Oh, it’s worse than this. You see, the standard patent rights clause authorized by Bayh-Dole required contractors to require inventors to make a written agreement to protect the government’s interest in inventions (see 37 CFR 401.14(a)(f)(2) in old style citation–take out the (a) for now). That written agreement is where inventors agree to sign paperwork to establish the government’s rights in subject inventions. But that written agreement also becomes part of the patent rights clause, and thus part of the funding agreement itself–and that makes the inventors into contractors, and their inventions necessarily become subject inventions. And if an inventor that’s a contractor assigns a subject invention, then the assignee also becomes a contractor under the funding agreement. As a contractor, then, Roche would have the right to elect to retain title to the assigned invention, but only after Roche’s patent personnel had received a disclosure of the invention and had in turn disclosed that invention to the federal government. If Roche’s patent personnel did not receive a disclosure of the invention, then they had no obligation to disclose the invention to the federal government, and did not yet have any deadline to elect to retain title.

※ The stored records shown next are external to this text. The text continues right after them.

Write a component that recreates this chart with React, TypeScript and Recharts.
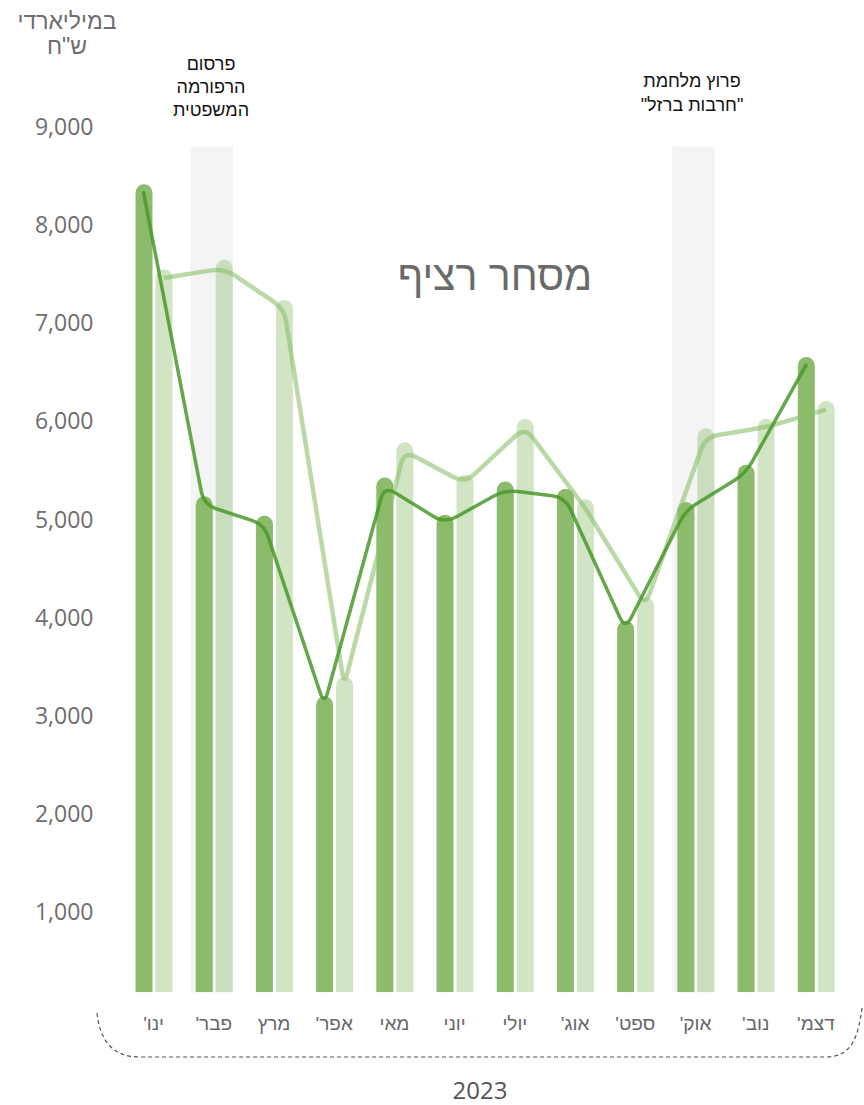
import React from "react";
import {
  Bar,
  ComposedChart,
  Line,
  ReferenceArea,
  XAxis,
  YAxis,
} from "recharts";

// חודשי 2023, מחזור מסחר רציף (במיליארדי ש"ח)
const months = ["ינו'", "פבר'", "מרץ", "אפר'", "מאי", "יוני", "יולי", "אוג'", "ספט'", "אוק'", "נוב'", "דצמ'"];
const darkValues = [8330, 5150, 4950, 3110, 5340, 4960, 5300, 5225, 3880, 5090, 5470, 6570];
const lightValues = [7460, 7560, 7150, 3310, 5700, 5370, 5940, 5120, 4120, 5840, 5940, 6120];
const yTicks = [1000, 2000, 3000, 4000, 5000, 6000, 7000, 8000, 9000];
const highlightMonths = ["פבר'", "אוק'"];
const bandTop = 8800;

const data = months.map((m, i) => ({ month: m, dark: darkValues[i], light: lightValues[i] }));

const W = 864;
const H = 1105;
const BAR = 17;
const GAP = 3;
const GREEN = "#8bbb6b";
const FONT = "'Open Sans', 'Liberation Sans', 'DejaVu Sans', sans-serif";
const HEB = "'Liberation Sans', 'DejaVu Sans', sans-serif";

// polyline with softly rounded corners (d3 curve factory interface)
function roundedCurve(radius: number) {
  return (context: any) => {
    let pts: [number, number][] = [];
    return {
      areaStart() {},
      areaEnd() {},
      lineStart() {
        pts = [];
      },
      point(x: number, y: number) {
        pts.push([+x, +y]);
      },
      lineEnd() {
        if (!pts.length) return;
        context.moveTo(pts[0][0], pts[0][1]);
        for (let i = 1; i < pts.length - 1; i++) {
          const [px, py] = pts[i - 1];
          const [cx, cy] = pts[i];
          const [nx, ny] = pts[i + 1];
          const d1 = Math.hypot(cx - px, cy - py) || 1;
          const d2 = Math.hypot(nx - cx, ny - cy) || 1;
          const r1 = Math.min(radius, d1 / 2);
          const r2 = Math.min(radius, d2 / 2);
          context.lineTo(cx - ((cx - px) / d1) * r1, cy - ((cy - py) / d1) * r1);
          context.quadraticCurveTo(cx, cy, cx + ((nx - cx) / d2) * r2, cy + ((ny - cy) / d2) * r2);
        }
        const last = pts[pts.length - 1];
        context.lineTo(last[0], last[1]);
      },
    };
  };
}

// bar with a fully round top; the value sits at the centre of the cap
function RoundBar(props: any) {
  const { x, y, width, height, fill, fillOpacity } = props;
  if (width == null || height == null) return null;
  const r = width / 2;
  const bottom = y + height;
  const top = y - r;
  const d = `M${x},${bottom} L${x},${top + r} A${r},${r} 0 0 1 ${x + width},${top + r} L${x + width},${bottom} Z`;
  return <path d={d} fill={fill} fillOpacity={fillOpacity} />;
}

function Band(props: any) {
  const { x, y, width, height } = props;
  const inset = 9;
  return <rect x={x + inset - 2} y={y} width={width - inset * 2} height={height} fill="#f4f4f4" />;
}

function MonthTick(props: any) {
  const { x, y, payload } = props;
  return (
    <text x={x} y={y} dy="0.71em" textAnchor="middle" direction="rtl" fill="#666" fontSize={19} fontFamily={HEB}>
      {payload.value}
    </text>
  );
}

export default function App() {
  const shift = (BAR + GAP) / 2;
  return (
    <div style={{ position: "absolute", left: 0, top: 0, width: W, height: H, background: "#fff" }}>
      <style>{`
        .line-dark { transform: translateX(-${shift}px); }
        .line-light { transform: translateX(${shift}px); }
      `}</style>
      <ComposedChart
        width={W}
        height={H}
        data={data}
        margin={{ top: 127, right: 18, bottom: 82.7, left: 0 }}
        barSize={BAR}
        barGap={GAP}
      >
        <XAxis
          dataKey="month"
          height={30}
          axisLine={false}
          tickLine={false}
          tickMargin={18}
          interval={0}
          tick={<MonthTick />}
        />
        <YAxis
          width={123.5}
          domain={[180, 9000]}
          ticks={yTicks}
          allowDataOverflow
          axisLine={false}
          tickLine={false}
          tickMargin={24}
          tickFormatter={(v: number) => v.toLocaleString("en-US")}
          tick={{ fill: "#6d6d6d", fontSize: 23, fontFamily: FONT }}
        />
        {highlightMonths.map((m) => (
          <ReferenceArea key={m} x1={m} x2={m} y1={180} y2={bandTop} shape={Band} ifOverflow="hidden" />
        ))}
        <Bar dataKey="dark" fill={GREEN} shape={RoundBar} isAnimationActive={false} />
        <Bar dataKey="light" fill={GREEN} fillOpacity={0.4} shape={RoundBar} isAnimationActive={false} />
        <Line
          className="line-light"
          type={roundedCurve(13) as any}
          dataKey="light"
          stroke="#8cc06c"
          strokeOpacity={0.6}
          strokeWidth={4.5}
          dot={false}
          activeDot={false}
          isAnimationActive={false}
        />
        <Line
          className="line-dark"
          type={roundedCurve(13) as any}
          dataKey="dark"
          stroke="#4a982a"
          strokeOpacity={0.85}
          strokeWidth={3.5}
          dot={false}
          activeDot={false}
          strokeLinecap="round"
          isAnimationActive={false}
        />
      </ComposedChart>
      <svg
        width={W}
        height={H}
        style={{ position: "absolute", left: 0, top: 0, pointerEvents: "none" }}
      >
        <g fontFamily={HEB} textAnchor="middle">
          <text x={67} y={29} fontSize={23} fill="#6e6e6e">במיליארדי</text>
          <text x={67} y={54} fontSize={23} fill="#6e6e6e">ש"ח</text>
          <text x={211} y={70} fontSize={18} fill="#111">פרסום</text>
          <text x={211} y={93} fontSize={18} fill="#111">הרפורמה</text>
          <text x={211} y={116} fontSize={18} fill="#111">המשפטית</text>
          <text x={692} y={87} fontSize={18} fill="#111">פרוץ מלחמת</text>
          <text x={692} y={111} fontSize={18} fill="#111">"חרבות ברזל"</text>
          <text x={495} y={290} fontSize={41} fill="#6a6a6a">מסחר רציף</text>
          <text x={480} y={1099} fontSize={24} fill="#555" fontFamily={FONT}>2023</text>
        </g>
        <path
          d="M97,1013 C100,1040 112,1057 140,1057 L826,1057 C850,1057 858,1040 862,1008"
          fill="none"
          stroke="#555"
          strokeWidth={1.2}
          strokeDasharray="4 3"
        />
      </svg>
    </div>
  );
}
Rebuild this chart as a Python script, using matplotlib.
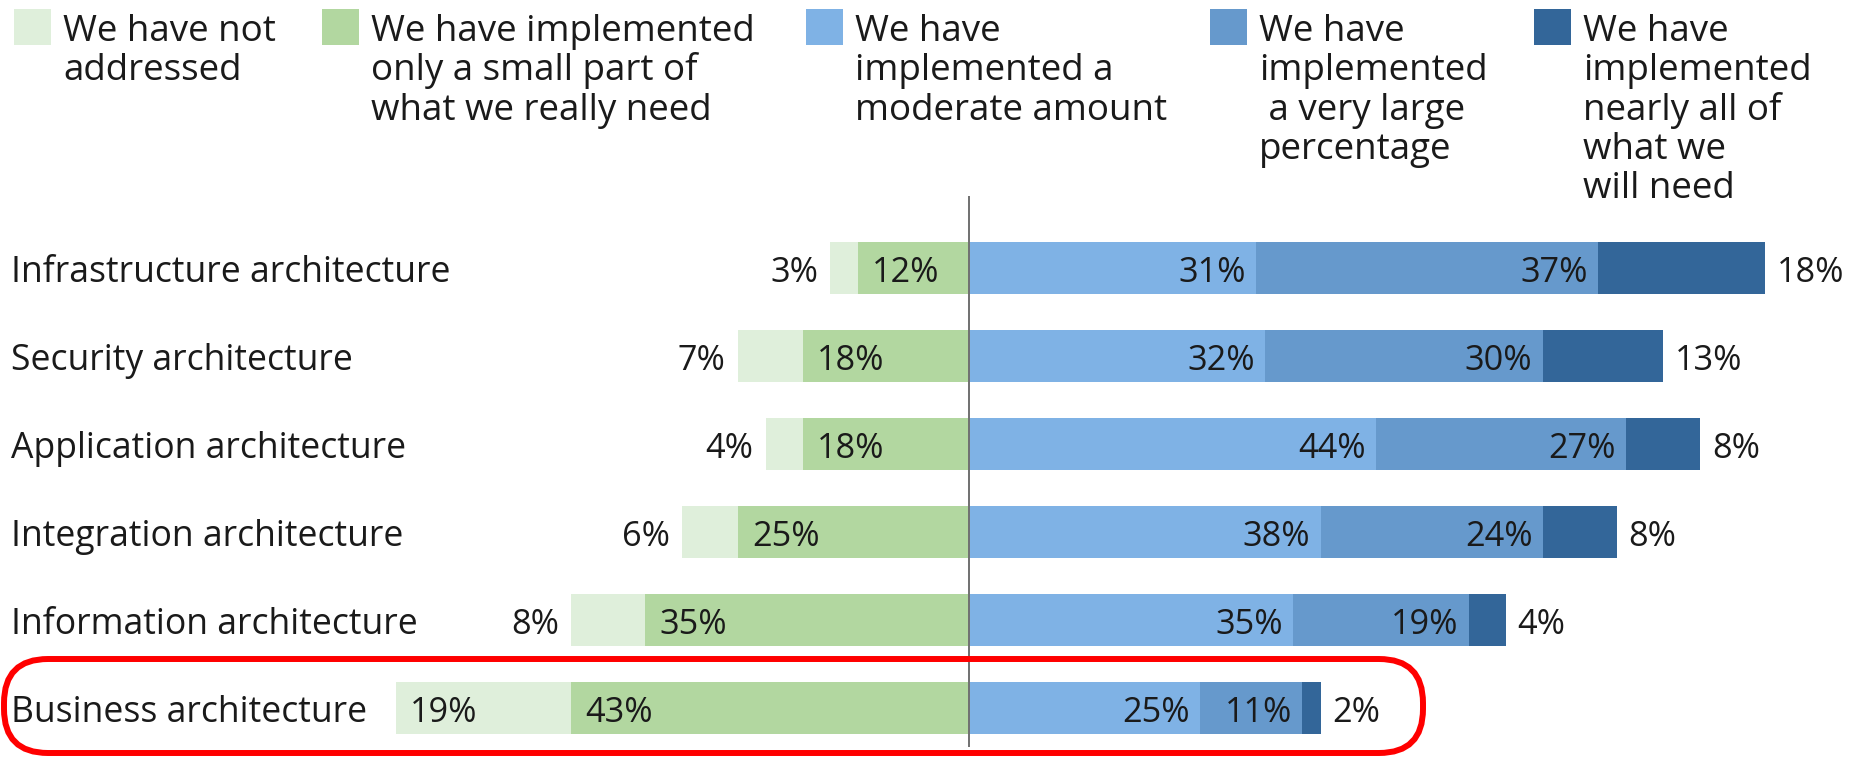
import matplotlib
matplotlib.use("Agg")
import matplotlib.pyplot as plt
import matplotlib.font_manager as fm
from matplotlib.patches import FancyBboxPatch, Rectangle
from matplotlib.transforms import IdentityTransform

# ---------------- data ----------------
categories = ["Infrastructure architecture", "Security architecture",
              "Application architecture", "Integration architecture",
              "Information architecture", "Business architecture"]
not_addressed = [3, 7, 4, 6, 8, 19]
small_part = [12, 18, 18, 25, 35, 43]
moderate = [31, 32, 44, 38, 35, 25]
very_large = [37, 30, 27, 24, 19, 11]
nearly_all = [18, 13, 8, 8, 4, 2]

legend_labels = ["We have not\naddressed",
                 "We have implemented\nonly a small part of\nwhat we really need",
                 "We have\nimplemented a\nmoderate amount",
                 "We have\nimplemented\n a very large\npercentage",
                 "We have\nimplemented\nnearly all of\nwhat we\nwill need"]
colors = ["#dfefdb", "#b2d7a0", "#7fb2e5", "#6699cc", "#336699"]
TXT = "#1a1a1a"

# ---------------- font ----------------
names = {f.name for f in fm.fontManager.ttflist}
FONT = "Liberation Sans Narrow" if "Liberation Sans Narrow" in names else "Open Sans"
plt.rcParams["font.family"] = [FONT, "DejaVu Sans"]

W, H, DPI = 1860, 757, 100
fig = plt.figure(figsize=(W / DPI, H / DPI), dpi=DPI)
renderer = fig.canvas.get_renderer()


def fit_size(text, target_px, base=20.0):
    t = fig.text(0, 0, text, fontsize=base)
    w = t.get_window_extent(renderer).width
    t.remove()
    return base * target_px / w


FS_CAT = fit_size("Infrastructure architecture", 431) * 1.02
FS_LEG = fit_size("We have implemented", 373) * 1.03
FS_VAL = fit_size("12%", 66) * 1.02

# ---------------- axes / scales ----------------
PX_PER_PCT = 9.25
CENTER_PX = 969
ROW0_PX = 268
ROW_PX = 88
ax = fig.add_axes([0, 0, 1, 1])
ax.set_xlim(-CENTER_PX / PX_PER_PCT, (W - CENTER_PX) / PX_PER_PCT)
ax.set_ylim((H - ROW0_PX) / ROW_PX, -ROW0_PX / ROW_PX)
ax.axis("off")

BAR_H = 0.58
GAP = 12 / PX_PER_PCT       # outside-label gap in % units
PAD_IN = 14 / PX_PER_PCT    # inside-label padding
PAD_R = 10 / PX_PER_PCT
BASE_OFF = 14 / ROW_PX      # baseline below row centre

ys = list(range(len(categories)))
for i, y in enumerate(ys):
    na, sp = not_addressed[i], small_part[i]
    mo, vl, nl = moderate[i], very_large[i], nearly_all[i]
    # negative side
    ax.barh(y, -sp, left=0, height=BAR_H, color=colors[1], lw=0)
    ax.barh(y, -na, left=-sp, height=BAR_H, color=colors[0], lw=0)
    # positive side
    ax.barh(y, mo, left=0, height=BAR_H, color=colors[2], lw=0)
    ax.barh(y, vl, left=mo, height=BAR_H, color=colors[3], lw=0)
    ax.barh(y, nl, left=mo + vl, height=BAR_H, color=colors[4], lw=0)

    yb = y + BASE_OFF
    # category label
    ax.text(-CENTER_PX / PX_PER_PCT + 11 / PX_PER_PCT, yb, categories[i],
            fontsize=FS_CAT, color=TXT, ha="left", va="baseline")
    # not addressed
    if na >= 10:
        ax.text(-sp - na + PAD_IN, yb, f"{na}%", fontsize=FS_VAL, color=TXT,
                ha="left", va="baseline")
    else:
        ax.text(-sp - na - GAP, yb, f"{na}%", fontsize=FS_VAL, color=TXT,
                ha="right", va="baseline")
    # small part
    ax.text(-sp + PAD_IN, yb, f"{sp}%", fontsize=FS_VAL, color=TXT,
            ha="left", va="baseline")
    # moderate
    ax.text(mo - PAD_R, yb, f"{mo}%", fontsize=FS_VAL, color=TXT,
            ha="right", va="baseline")
    # very large
    ax.text(mo + vl - PAD_R, yb, f"{vl}%", fontsize=FS_VAL, color=TXT,
            ha="right", va="baseline")
    # nearly all
    ax.text(mo + vl + nl + GAP, yb, f"{nl}%", fontsize=FS_VAL, color=TXT,
            ha="left", va="baseline")

# centre line
ax.plot([0, 0], [ys[0] - 0.82, ys[-1] + 0.44], color="#707070", lw=1.4,
        solid_capstyle="butt", zorder=3)

# ---------------- legend ----------------
leg_text_x = [63, 371, 855, 1259, 1583]
SQ = 37
FIRST_BASE = 41
LINE_STEP = 39.3
idt = IdentityTransform()
for lab, col, tx in zip(legend_labels, colors, leg_text_x):
    fig.patches.append(Rectangle((tx - 49, H - 8 - SQ), SQ, SQ - 1,
                                 transform=idt, facecolor=col, lw=0,
                                 figure=fig))
    for k, line in enumerate(lab.split("\n")):
        fig.text(tx / W, 1 - (FIRST_BASE + k * LINE_STEP) / H, line,
                 fontsize=FS_LEG, color=TXT, ha="left", va="baseline")

# ---------------- highlight box ----------------
box = FancyBboxPatch((4, H - 753), 1419, 94,
                     boxstyle="round,pad=0,rounding_size=44",
                     transform=idt, facecolor="none", edgecolor="#ff0000",
                     lw=4.3, figure=fig, zorder=10)
fig.patches.append(box)

fig.savefig("out.png", dpi=DPI)
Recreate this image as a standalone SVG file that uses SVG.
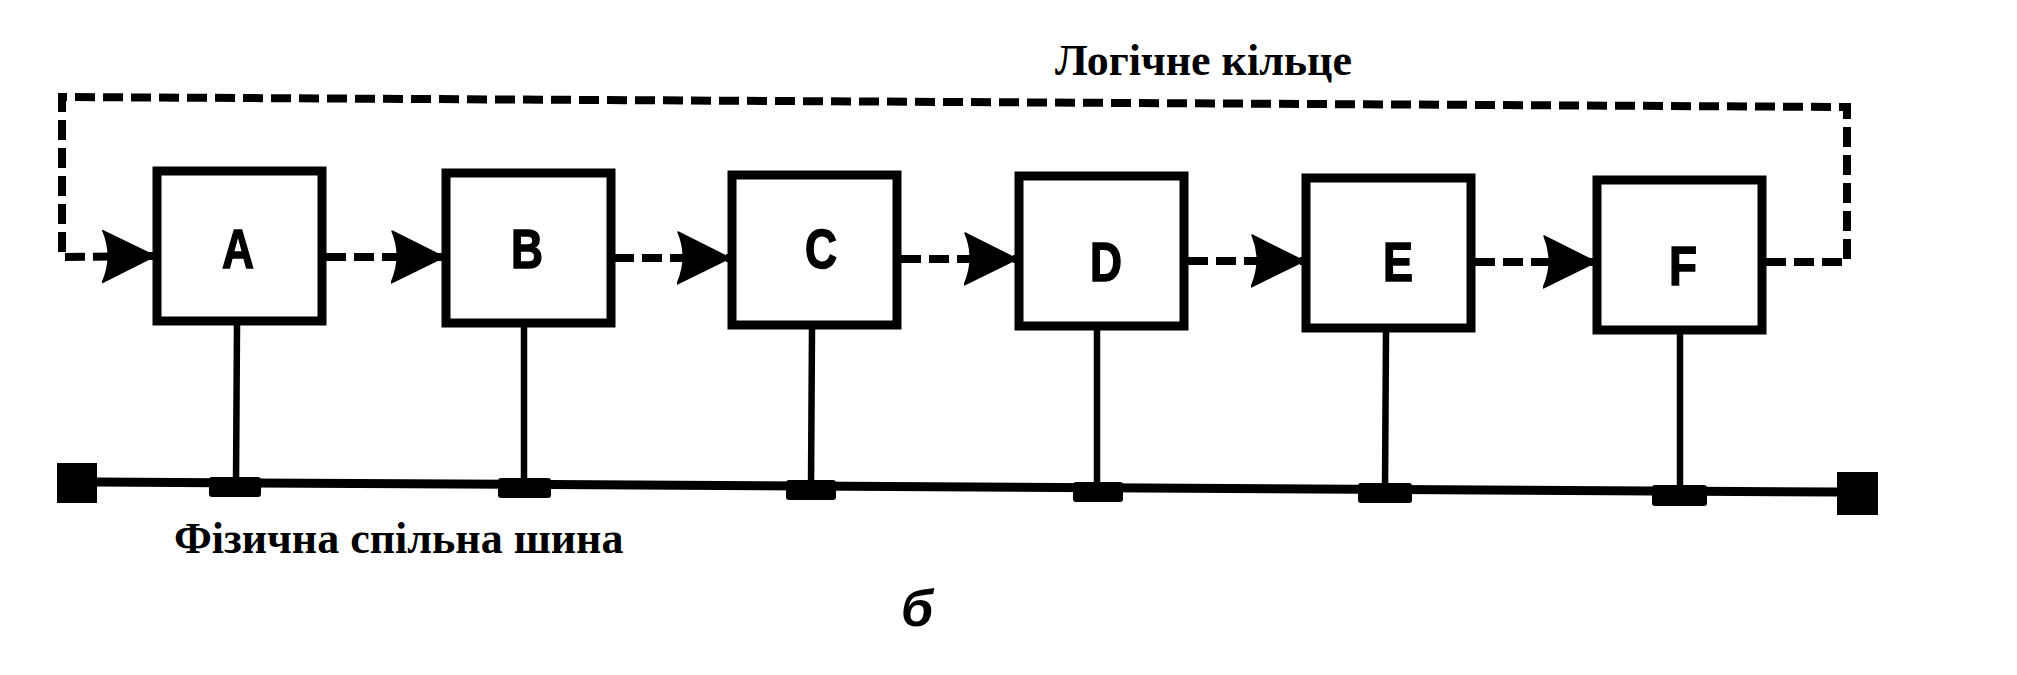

You follow? No, of course. This is a dump of a law all over the place. Nothing needs to be this convoluted. Such convolutions alone are enough to say please no more Bayh-Dole. But onward. Stanford never required its inventor to make the written agreement to protect the government’s interest. Thus, the invention never was a subject invention. Bayh-Dole doesn’t apply. And no vesting even if it did. But also the NIH never complied with the Reagan executive order and so the funding agreement did not have a second patent rights clause applicable to non-subject inventions made in grants to nonprofits, so Stanford’s inventor had no obligation to assign inventions to the NIH and the NIH had not taken any action to create for itself the right under contract to require assignment of the invention so that it could grant title to patents to Stanford. So it was one big cluster of non-compliant handwaving to try to claw back what everyone (but Roche) had bungled.